The jury’ s reasoning for choosing this year’s award winners:
"Ryôji Arai (Japan) is an illustrator with a style all of his own: bold, mischievous and unpredictable. His picturebooks glow with warmth, playful good humour and an audacious spontaneity that appeals to children and adults alike. In adventure after adventure, colour flows through his hands in an almost musical way. As a medium for conveying stories to children, his art is at once genuine and truly poetic, encouraging children to paint and to tell their own stories".
"Philip Pullman (United Kingdom) is a master storyteller in a number of genres – from historical novels and fantasy to social realism and highly amusing parodies. With inventiveness, linguistic brilliance and psychological insight he creates and explores his own worlds without losing focus on here and now. Through his strong characters he stands firmly on the side of young people, ruthlessly questioning authority and proclaiming humanism and the power of love whilst maintaining an optimistic belief in the child even in the darkest of situations".

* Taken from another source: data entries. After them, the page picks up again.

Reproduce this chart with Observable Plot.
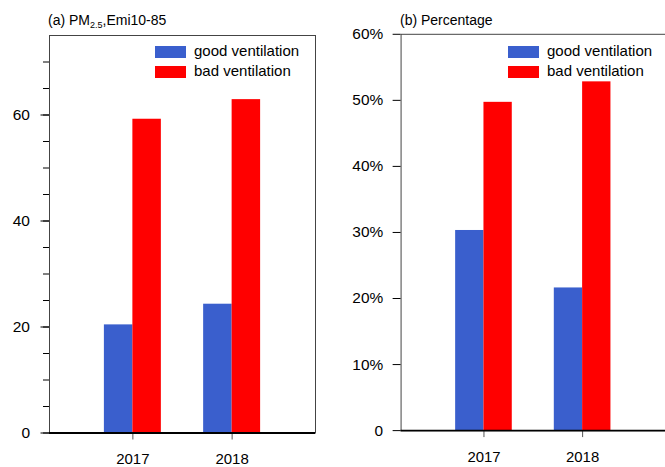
<!DOCTYPE html>
<html>
<head>
<meta charset="utf-8">
<script src="https://cdn.jsdelivr.net/npm/d3@7"></script>
<script src="https://cdn.jsdelivr.net/npm/@observablehq/plot@0.6"></script>
<style>
  html, body { margin: 0; padding: 0; background: #fff; overflow: hidden; }
  #chart { position: relative; width: 665px; height: 467px; overflow: hidden;
           font-family: "Liberation Sans", Arial, Helvetica, sans-serif; color: #000; }
  .panel { position: absolute; top: 0; }
  .title { position: absolute; top: 13px; font-size: 14px; line-height: 14px; white-space: nowrap; }
  .title sub { font-size: 9px; vertical-align: -3px; line-height: 0; }
  .legend { position: absolute; top: 0; left: 0; }
  .sw { position: absolute; width: 31px; height: 12px; }
  .lt { position: absolute; font-size: 15px; line-height: 15px; white-space: nowrap; }
</style>
</head>
<body>
<div id="chart"></div>
<script>
// Years on the x axis
const years = [2017, 2018];
// Series and their fill colours
const seriesNames = ["good ventilation", "bad ventilation"];
const seriesColors = ["#3a5fcd", "#ff0000"];
// (a) PM2.5 concentration, Emi10-85
const pmGood = [20.4, 24.3];
const pmBad = [59.2, 62.9];
// (b) Percentage
const pctGood = [0.303, 0.216];
const pctBad = [0.497, 0.528];
// Axis ticks
const pmMinorTicks = [0, 5, 10, 15, 20, 25, 30, 35, 40, 45, 50, 55, 60, 65, 70];
const pmLabelTicks = [0, 20, 40, 60];
const pctTicks = [0, 0.1, 0.2, 0.3, 0.4, 0.5, 0.6];
const pctTickLabels = ["0", "10%", "20%", "30%", "40%", "50%", "60%"];

const barWidth = 0.287;              // width of one bar, in years
const xDomain = [2016.16, 2018.84];
const font = '"Liberation Sans", Arial, Helvetica, sans-serif';

function rowsFor(good, bad) {
  return years.flatMap((year, i) => [
    {year, series: seriesNames[0], k: 0, value: good[i]},
    {year, series: seriesNames[1], k: 1, value: bad[i]}
  ]);
}

function panel({rows, yDomain, marginLeft, marginRight, marginTop, marginBottom, width, yAxes}) {
  return Plot.plot({
    width, height: 467,
    marginLeft, marginRight, marginTop, marginBottom,
    style: {fontFamily: font, fontSize: "15.5px", background: "transparent", overflow: "visible", color: "#000"},
    x: {domain: xDomain},
    y: {domain: yDomain},
    color: {domain: seriesNames, range: seriesColors},
    marks: [
      Plot.rect(rows, {
        x1: d => d.year + (d.k === 0 ? -barWidth : 0),
        x2: d => d.year + (d.k === 0 ? 0 : barWidth),
        y1: d => 0,
        y2: "value",
        fill: "series"
      }),
      Plot.frame({stroke: "#444", strokeWidth: 1}),
      ...yAxes,
      Plot.axisX(years, {tickSize: 7, tickPadding: 13.5, fontSize: 15, tickFormat: d => String(d), stroke: "#555", label: null}),
      Plot.ruleY([0], {stroke: "#000", strokeWidth: 2})
    ]
  });
}

const chart = document.getElementById("chart");

function addPanel(left, svg, titleHTML, titleX, legendX) {
  const div = document.createElement("div");
  div.className = "panel";
  div.style.left = left + "px";
  div.appendChild(svg);
  chart.appendChild(div);

  const t = document.createElement("div");
  t.className = "title";
  t.style.left = titleX + "px";
  t.innerHTML = titleHTML;
  chart.appendChild(t);

  const lg = document.createElement("div");
  lg.className = "legend";
  seriesNames.forEach((name, i) => {
    const sw = document.createElement("div");
    sw.className = "sw";
    sw.style.left = legendX + "px";
    sw.style.top = (46 + i * 19.5) + "px";
    sw.style.background = seriesColors[i];
    lg.appendChild(sw);
    const tx = document.createElement("div");
    tx.className = "lt";
    tx.style.left = (legendX + 39) + "px";
    tx.style.top = (43 + i * 20) + "px";
    tx.textContent = name;
    lg.appendChild(tx);
  });
  chart.appendChild(lg);
}

const svgA = panel({
  rows: rowsFor(pmGood, pmBad),
  yDomain: [0, 75],
  width: 330, marginLeft: 49, marginRight: 15, marginTop: 35, marginBottom: 34.5,
  yAxes: [
    Plot.axisY(pmMinorTicks, {tickSize: 6, tickFormat: () => "", label: null}),
    Plot.axisY(pmLabelTicks, {tickSize: 8.5, tickPadding: 11, tickFormat: d => String(d), label: null})
  ]
});

const svgB = panel({
  rows: rowsFor(pctGood, pctBad),
  yDomain: [0, 0.6],
  width: 337, marginLeft: 71, marginRight: 0, marginTop: 34, marginBottom: 34.3,
  yAxes: [
    Plot.axisY(pctTicks, {tickSize: 8, tickPadding: 10, tickFormat: d => pctTickLabels[pctTicks.indexOf(d)], label: null})
  ]
});

addPanel(0, svgA, "(a) PM<sub>2.5</sub>,Emi10-85", 48, 155);
addPanel(330, svgB, "(b) Percentage", 400, 508);
</script>
</body>
</html>
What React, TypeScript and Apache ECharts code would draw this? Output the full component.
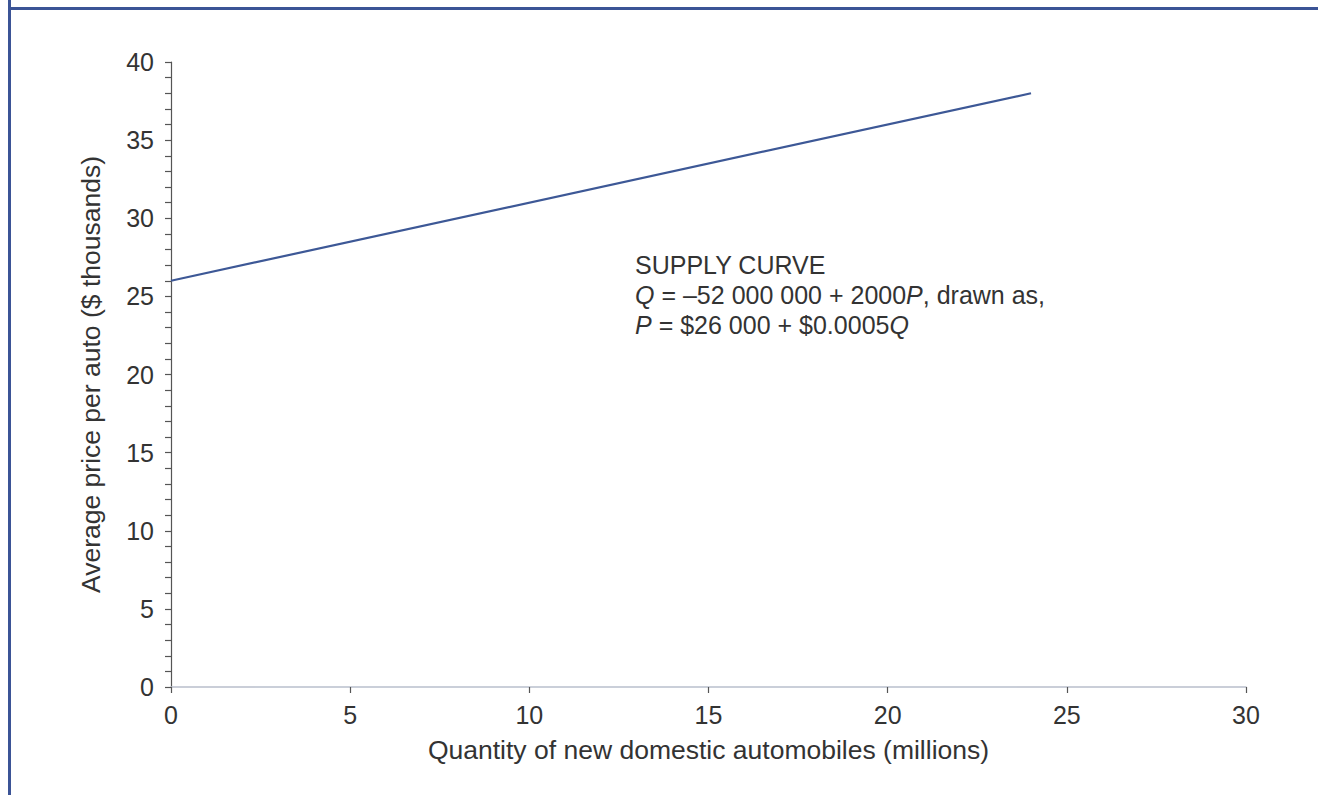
import React, { useEffect, useRef } from "react";
import * as echarts from "echarts";

const xTicks = [0, 5, 10, 15, 20, 25, 30];
const yTicks = [0, 5, 10, 15, 20, 25, 30, 35, 40];
const supplyQ = [0, 24];
const supplyP = [26, 38];
const annotationAnchor = [12.95, 28.0];
const xTitle = "Quantity of new domestic automobiles (millions)";
const yTitle = "Average price per auto ($ thousands)";

const FONT = "'Liberation Sans', Arial, Helvetica, sans-serif";
const FRAME = "#3b5496";
const FS = 25;
const TFS = 26.5;

export default function App() {
  const ref = useRef<HTMLDivElement>(null);
  useEffect(() => {
    document.body.style.margin = "0";
    const chart = echarts.init(ref.current!, null, { renderer: "svg" });
    const option: any = {
      animation: false,
      backgroundColor: "#ffffff",
      textStyle: { fontFamily: FONT },
      grid: { left: 171, right: 72, top: 62, bottom: 108, containLabel: false },
      xAxis: {
        type: "value",
        min: xTicks[0],
        max: xTicks[xTicks.length - 1],
        interval: 5,
        name: xTitle,
        nameLocation: "middle",
        nameGap: 49,
        nameTextStyle: { fontSize: TFS, color: "#333", fontFamily: FONT },
        axisLine: { show: true, onZero: false, lineStyle: { color: "#b9bfcc", width: 1.5 } },
        axisTick: { show: true, length: 6, lineStyle: { color: "#555", width: 1.2 } },
        axisLabel: { fontSize: FS, color: "#333", margin: 15, fontFamily: FONT },
        splitLine: { show: false },
      },
      yAxis: {
        type: "value",
        min: yTicks[0],
        max: yTicks[yTicks.length - 1],
        interval: 5,
        name: yTitle,
        nameLocation: "middle",
        nameGap: 67,
        nameTextStyle: { fontSize: TFS, color: "#333", fontFamily: FONT },
        axisLine: { show: true, onZero: false, lineStyle: { color: "#555", width: 1.2 } },
        axisTick: { show: true, length: 6, lineStyle: { color: "#555", width: 1.2 } },
        minorTick: { show: true, splitNumber: 5, length: 6, lineStyle: { color: "#555", width: 1.2 } },
        axisLabel: { fontSize: FS, color: "#333", margin: 17, fontFamily: FONT },
        splitLine: { show: false },
      },
      series: [
        {
          type: "line",
          data: supplyQ.map((q, i) => [q, supplyP[i]]),
          showSymbol: false,
          symbol: "none",
          lineStyle: { color: "#3d5896", width: 2.2 },
        },
      ],
    };
    chart.setOption(option);
    const pt = chart.convertToPixel({ gridIndex: 0 }, annotationAnchor) as number[];
    chart.setOption({
      graphic: [
        {
          type: "rect",
          shape: { x: 8, y: 0, width: 3, height: 795 },
          style: { fill: FRAME },
          silent: true,
        },
        {
          type: "rect",
          shape: { x: 8, y: 7, width: 1310, height: 3 },
          style: { fill: FRAME },
          silent: true,
        },
        {
          type: "text",
          x: pt[0],
          y: pt[1],
          style: {
            text: "SUPPLY CURVE\n{i|Q} = \u201352 000 000 + 2000{i|P}, drawn as,\n{i|P} = $26 000 + $0.0005{i|Q}",
            fontSize: FS,
            lineHeight: 30,
            fill: "#333",
            fontFamily: FONT,
            rich: {
              i: { fontStyle: "italic", fontSize: FS, lineHeight: 30, fill: "#333", fontFamily: FONT },
            },
          },
        },
      ],
    });
    return () => chart.dispose();
  }, []);
  return <div ref={ref} style={{ position: "absolute", left: 0, top: 0, width: 1318, height: 795 }} />;
}
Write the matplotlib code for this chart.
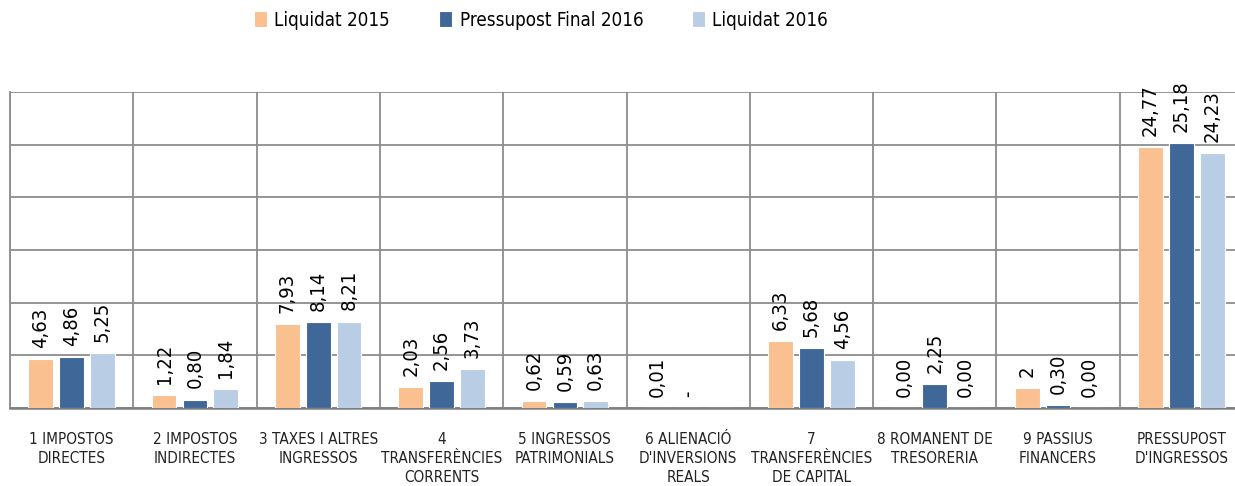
import matplotlib
matplotlib.use("Agg")
import matplotlib.pyplot as plt
import numpy as np
from matplotlib.font_manager import fontManager

# Data
categories = [
    "1 IMPOSTOS\nDIRECTES",
    "2 IMPOSTOS\nINDIRECTES",
    "3 TAXES I ALTRES\nINGRESSOS",
    "4\nTRANSFERÈNCIES\nCORRENTS",
    "5 INGRESSOS\nPATRIMONIALS",
    "6 ALIENACIÓ\nD'INVERSIONS\nREALS",
    "7\nTRANSFERÈNCIES\nDE CAPITAL",
    "8 ROMANENT DE\nTRESORERIA",
    "9 PASSIUS\nFINANCERS",
    "PRESSUPOST\nD'INGRESSOS",
]
series_names = ["Liquidat 2015", "Pressupost Final 2016", "Liquidat 2016"]
liquidat_2015 = [4.63, 1.22, 7.93, 2.03, 0.62, 0.01, 6.33, 0.00, 1.9, 24.77]
pressupost_2016 = [4.86, 0.80, 8.14, 2.56, 0.59, 0.00, 5.68, 2.25, 0.30, 25.18]
liquidat_2016 = [5.25, 1.84, 8.21, 3.73, 0.63, 0.00, 4.56, 0.00, 0.00, 24.23]
labels_2015 = ["4,63", "1,22", "7,93", "2,03", "0,62", "0,01", "6,33", "0,00", "2", "24,77"]
labels_p2016 = ["4,86", "0,80", "8,14", "2,56", "0,59", "-", "5,68", "2,25", "0,30", "25,18"]
labels_2016 = ["5,25", "1,84", "8,21", "3,73", "0,63", "", "4,56", "0,00", "0,00", "24,23"]

colors = ["#FAC090", "#3F6898", "#B9CDE5"]

# pick a narrow font if one is installed
narrow = None
for f in fontManager.ttflist:
    if "LiberationSansNarrow-Regular" in f.fname or "LiberationSansNarrow.ttf" in f.fname:
        narrow = (f.name, "normal")
        break
if narrow is None:
    for f in fontManager.ttflist:
        if "DejaVuSansCondensed.ttf" in f.fname:
            narrow = (f.name, "condensed")
            break
if narrow is None:
    narrow = ("Lato", "normal")
plt.rcParams["font.family"] = [narrow[0], "DejaVu Sans"]
plt.rcParams["font.stretch"] = narrow[1]

fig = plt.figure(figsize=(12.35, 4.86), dpi=100)
ax = fig.add_axes([10 / 1235, 78 / 486, 1233 / 1235, 316 / 486])

x = np.arange(len(categories))
width = 0.2
offsets = [-0.25, 0, 0.25]
all_vals = [liquidat_2015, pressupost_2016, liquidat_2016]
all_labels = [labels_2015, labels_p2016, labels_2016]

for vals, labs, off, col, name in zip(all_vals, all_labels, offsets, colors, series_names):
    ax.bar(x + off, vals, width, color=col, edgecolor="white", linewidth=0.8,
           label=name, zorder=3)
    for xi, v, lab in zip(x, vals, labs):
        if lab:
            ax.annotate(lab, (xi + off, v), xytext=(0, 8), textcoords="offset points",
                        rotation=90, ha="center", va="bottom", fontsize=14.5,
                        color="black", zorder=4)

ax.set_xlim(-0.5, len(categories) - 0.5)
ax.set_ylim(0, 30)
ax.set_yticks(np.arange(0, 31, 5))
ax.set_yticklabels([])
ax.set_xticks(x)
ax.set_xticklabels(categories, fontsize=11, linespacing=1.35, va="top", color="#222222")
ax.set_xticks(np.arange(-0.5, len(categories), 1), minor=True)
ax.tick_params(axis="both", which="both", length=0)
ax.tick_params(axis="x", pad=17)
ax.grid(axis="y", which="major", color="#8c8c8c", linewidth=1.3, zorder=0)
ax.grid(axis="x", which="minor", color="#8c8c8c", linewidth=1.3, zorder=0)
ax.set_axisbelow(True)
for s in ["top", "right"]:
    ax.spines[s].set_visible(False)
ax.spines["left"].set_color("#8c8c8c")
ax.spines["left"].set_linewidth(1.3)
ax.spines["bottom"].set_color("#7f7f7f")
ax.spines["bottom"].set_linewidth(1.8)

handles, lbls = ax.get_legend_handles_labels()
fig.legend(handles, lbls, loc="center", bbox_to_anchor=(541 / 1235, 1 - 20 / 486),
           ncol=3, frameon=False, fontsize=13.5, handlelength=0.7, handleheight=0.9,
           handletextpad=0.4, columnspacing=2.6)

fig.savefig("out.png", dpi=100)
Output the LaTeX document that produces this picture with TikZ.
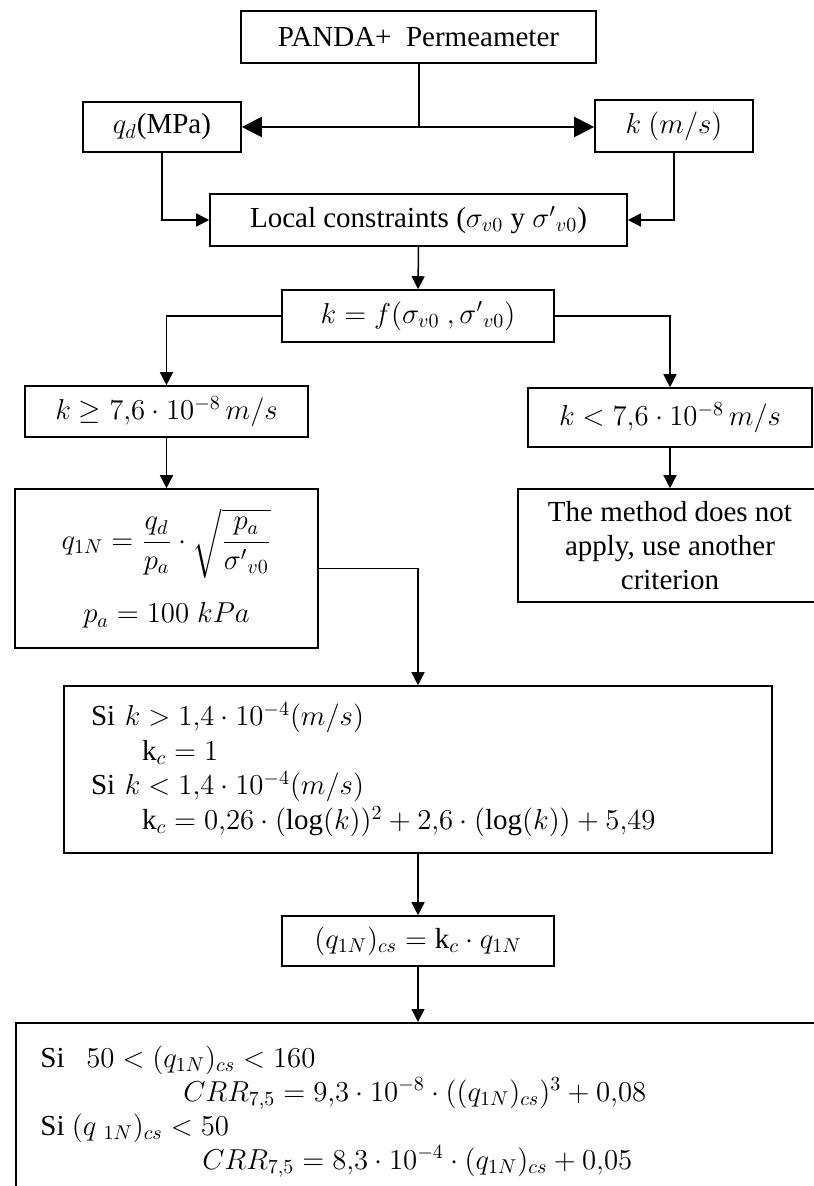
\documentclass[tikz,border=0pt]{standalone}
\usepackage{amsmath}
\usepackage{fontspec}
\setmainfont{Liberation Serif}
\usetikzlibrary{arrows.meta,calc}
\begin{document}
\begin{tikzpicture}[x=0.5pt,y=-0.5pt,
  every node/.style={font=\fontsize{14.5}{17}\selectfont},
  box/.style={draw, line width=0.8pt, inner sep=0pt, align=center},
  arr/.style={line width=0.75pt, -{Triangle[length=6.5pt,width=6.5pt]}},
  bigarr/.style={line width=1pt, -{Triangle[length=10pt,width=10pt]}},
  thickline/.style={line width=1pt}]
\useasboundingbox (0,0) rectangle (813,1186);

\node[box, minimum width=177.5pt, minimum height=26pt] (top) at (418.5,37) {PANDA+\ \ Permeameter};
\node[box, minimum width=79pt, minimum height=25pt] (qd) at (162,127) {$q_d$(MPa)};
\node[box, minimum width=79pt, minimum height=26pt] (kb) at (674,126) {$k\ (m/s)$};
\node[box, minimum width=208.5pt, minimum height=26pt] (loc) at (418.5,220) {Local constraints ($\sigma_{v0}$ y ${\sigma'}_{v0}$)};
\node[box, minimum width=136pt, minimum height=26pt] (kf) at (418,316) {$k = f(\sigma_{v0}\ ,{\sigma'}_{v0})$};
\node[box, minimum width=141.5pt, minimum height=25.5pt] (kge) at (166.5,411.5) {$k \geq 7{,}6\cdot 10^{-8}\,m/s$};
\node[box, minimum width=142pt, minimum height=29.5pt] (klt) at (670,417.5) {$k < 7{,}6\cdot 10^{-8}\,m/s$};
\node[box, minimum width=151.5pt, minimum height=79.5pt] (q1n) at (166.5,568.5) {$q_{1N} = \dfrac{q_d}{p_a}\cdot\sqrt{\dfrac{p_a}{{\sigma'}_{v0}}}$\\[11pt]$p_a = 100\;kPa$};
\node[box, minimum width=152pt, minimum height=56.5pt] (meth) at (670,545.5) {The method does not\\apply, use another\\criterion};
\node[box, minimum width=354pt, minimum height=83.5pt, text width=327pt, align=left, font=\fontsize{14.5}{17.3}\selectfont] (si) at (418,769.5) {Si $k > 1{,}4\cdot 10^{-4}(m/s)$\\\hspace*{25.5pt}$\mathrm{k}_c = 1$\\Si $k < 1{,}4\cdot10^{-4}(m/s)$\\\hspace*{25.5pt}$\mathrm{k}_c = 0{,}26\cdot(\log(k))^2 + 2{,}6\cdot(\log(k)) + 5{,}49$};
\node[box, minimum width=136pt, minimum height=25pt] (kc) at (418,941) {$(q_{1N})_{cs} = \mathrm{k}_c\cdot q_{1N}$};
\node[box, anchor=north west, minimum width=410pt, minimum height=130pt] (bot) at (15,1022) {};
\node[anchor=north west, inner sep=0pt, align=left] (bottxt) at (40,1045) {Si\ \ \ $50 < (q_{1N})_{cs} < 160$\\\hspace*{71.5pt}$CRR_{7{,}5} = 9{,}3\cdot 10^{-8}\cdot((q_{1N})_{cs})^3 + 0{,}08$\\Si $(q\ {}_{1N})_{cs} < 50$\\\hspace*{81pt}$CRR_{7{,}5} = 8{,}3\cdot10^{-4}\cdot(q_{1N})_{cs} + 0{,}05$};

\draw[thickline] (top.south) -- (top.south |- qd.east) coordinate (j);
\draw[bigarr] (j) -- (qd.east);
\draw[bigarr] (j) -- (j -| kb.west);
\draw[arr] (qd.south) |- (loc.west);
\draw[arr] (kb.south) |- (loc.east);
\draw[arr] (loc.south) -- (kf.north);
\draw[arr] (kf.west) -| (kge.north);
\draw[arr] (kf.east) -| (klt.north);
\draw[arr] (kge.south) -- (q1n.north);
\draw[arr] (klt.south) -- (meth.north);
\draw[arr] (q1n.east) -| (si.north);
\draw[arr] (si.south) -- (kc.north);
\draw[arr] (kc.south) -- (kc.south |- bot.north);
\end{tikzpicture}
\end{document}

Press photographs and further information about the award winners can be found at the Astrid Lindgren Memorial Award website www.alma.se, and the award winners websites: www.office303.co.jp:16080/ryoji-arai and www.philip-pullman.com. The press material is also available in French, German, Japanese, Spanish and Swedish. Biobibliography is enclosed.
Now in its third year, the award will be presented, like previous years, by HRH Crown Princess Victoria at the prize ceremony on 25 May at Skansen in Stockholm.
The Astrid Lindgren Memorial Award (ALMA), established by the Swedish Government in 2002, is the world’s largest children’s and young people’s literary award. The annual international prize of SEK 5 million (equivalent to approx. USD 730,000, 545,000 Euros) may be awarded to authors, illustrators, narrators and promoters of reading whose work reflects the spirit of Astrid Lindgren. The object of the award is to increase interest in children’s and young people’s literature, and to promote children’s rights on a global level. The award is administered by The Swedish National Council for Cultural Affairs.
Last year's award winner was the Brazilian author, Lygia Bojunga. In 2003 the award went to the Austrian author Christine Nöstlinger and the American illustrator and author, Maurice Sendak.
CONTACT:
Mr Larry Lempert
Chairman of the Award Jury
E-Mail: +46 (0)70 463 12 20
E-post: larry.lempert@kultur.stockholm.se
Mrs Anna Cokorilo
Director, Award Office
Phone: +46 (0)70 602 51 15, +46 (0)8 519 264 00/08
E-Mail: anna.cokorilo@alma.se
Mrs Helene Komlos Grill
Information Officer, Award Office
Phone: +46 (0)73 360 46 94, +46 (0)8 519 264 00/06
E-Mail: helene.komlos.grill@alma.se
Mr Per Svenson
Press Officer, The Swedish National Council for Cultural Affairs
Phone: +46 (0)70 397 76 80, +46 (0)8 519 264 00/49
E-Mail: per.svenson@kulturradet.se
RYÔJI ARAI
Japanese illustrator, born in Yamagata in 1956 and resident in Tokyo. Studied art at Nippon University. His production of picturebooks is both large and varied – from small books for toddlers, to picturebooks of nonsense, fairytales and poetry, both with his own texts and those of other writers. He has also worked with advertising, magazine illustration and theatre set design. His illustrated books have won him a number of awards in his native Japan and around the world; the newcomer's prize Fourth Choice in Japan 1986, the Grand Award for new illustrators 1990, the publisher Shogakkan's 1997 award for children's literature for Uso tsuki no tsuki ("The Lying Moon"), the Special Award at the 1999 Bologna Book Fair for Nazo nazo no tabi ("A Journey of Riddles") together with Chihiro Ishizu, and the 31st picturebook award from the publisher Kodansha for Mori no ehon ("A Forest Picture Book", 1999) together with the poet Hiroshi Osada.
I thought that somewhere in your text there must be a hope that the sun will rise. So I illustrated that hope.
Ryôji Arai in conversation with the poet Akira Ono in Spoon, Dec. 2004
Biobibliography Ryôji Arai (255 kB)
PHILIP PULLMAN
British author, born in Norwich, England, 1946. Philip Pullman is best known for his fantasy trilogy His Dark Materials, yet his work covers a number of other genres. Pullman radically injects new life into fantasy by introducing a variety of alternative worlds and by allowing good and evil to become ambiguous. His historical Sally Lockhart thrillers are set in Victorian England, and present a young woman of unusual strength and independence – qualities also characteristic of his other heroines, not least Lyra in His Dark Materials. Pullman has also written contemporary realistic novel for young people, and a number of skilfully retold fairy tales, often in parody form. In each of these genres he combines storytelling and psychological insight of the highest order. The recipient of numerous awards, Philip Pullman was the first ever writer of literature for children and young people to win the Whitbread Book of the Year Award in 2001.